I am so helpless with arithmetic, that I am the reason my high school accounting teacher, Mr. Billy R. Scott, began the practice of allowing his students to use calculators. Yes, I am that bad.
Needless to say, I’ve allowed students to use them as long as I’ve been in front of the classroom. True, many of the classes I teach are so theoretical that calculators are of dubious value, but I allow their use anyway.
And to tell you the truth, I’ve not really worried about it very much for the last 29 years. Yes, I have been teaching math for that long because, yes, I am that old.
But recently there’s been a problem. Student’s are having problems reading their calculators. You see, here’s the thing about calculators: you’ve got to learn how to use them.
When I teach now, I tell my students to develop a loving, mutually supportive relationship with their calculators. You can’t just ignore it for a month and expect it to perform for you on the morning of the test. You only get out of it what you put into it.
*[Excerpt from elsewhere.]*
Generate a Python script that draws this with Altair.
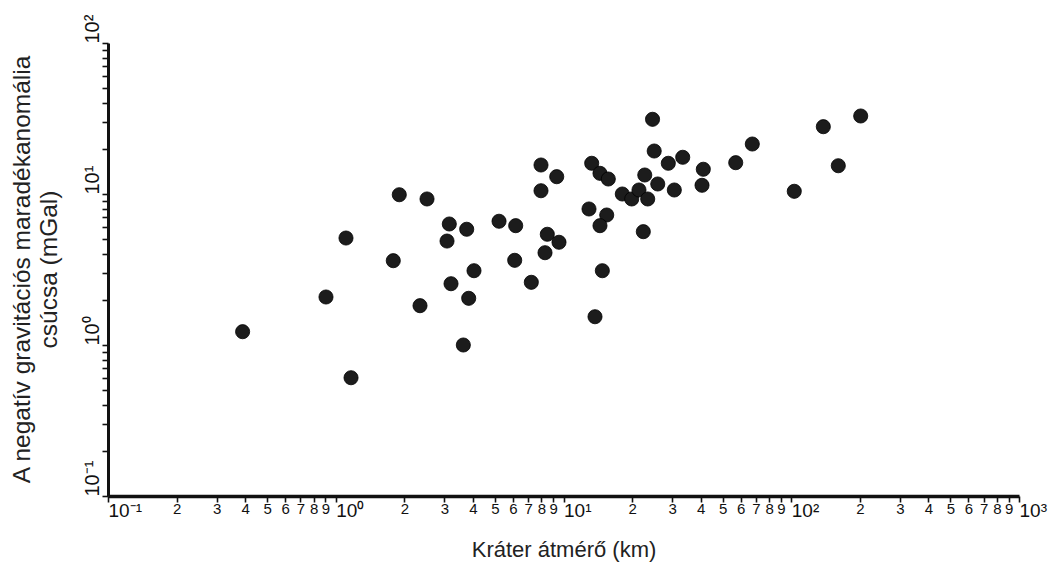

Even though I was a bust with arithmetic, I could make a calculator sing. I could do things with it that the folks who made it didn’t know about. Back in those days, and maybe yet, teachers put questions on tests that required arithmetic that the calculator couldn’t do like exact answers with no decimals.
I could do those on the calculator because I was that good. I was that good because I spent time on it. Somehow, the chicks didn’t dig it, though.
You wouldn’t dream of waiting to the day of recital to play your piece on the piano for the first time; you wouldn’t think about climbing behind the wheel of a car for the first time on the day of the test for your license; why would you even think about not turning on your calculator until the day of the test?
I look back at that and see the bit about the recital. There are a lot of student’s who’ve not had that experience. I never did. I only think of it because my kids--my middle-class kids--have. They’ve had recitals and calculators and computers. They’ve had parents harping at them to practice as well, and I do know that you can hear parental harping at a distance, even from beyond the grave.
Many of the students I teach haven’t had any of those things. This isn’t an excuse. They’ve got an opportunity to go to college now and it’s my job to be a navigator.
I chose that metaphor pretty carefully. Students have to do the work themselves. They have to care themselves. I can’t work for them. I can’t care for them.
I can navigate them along a path that I’ve followed successfully myself. I can mark the finish line. They have to run.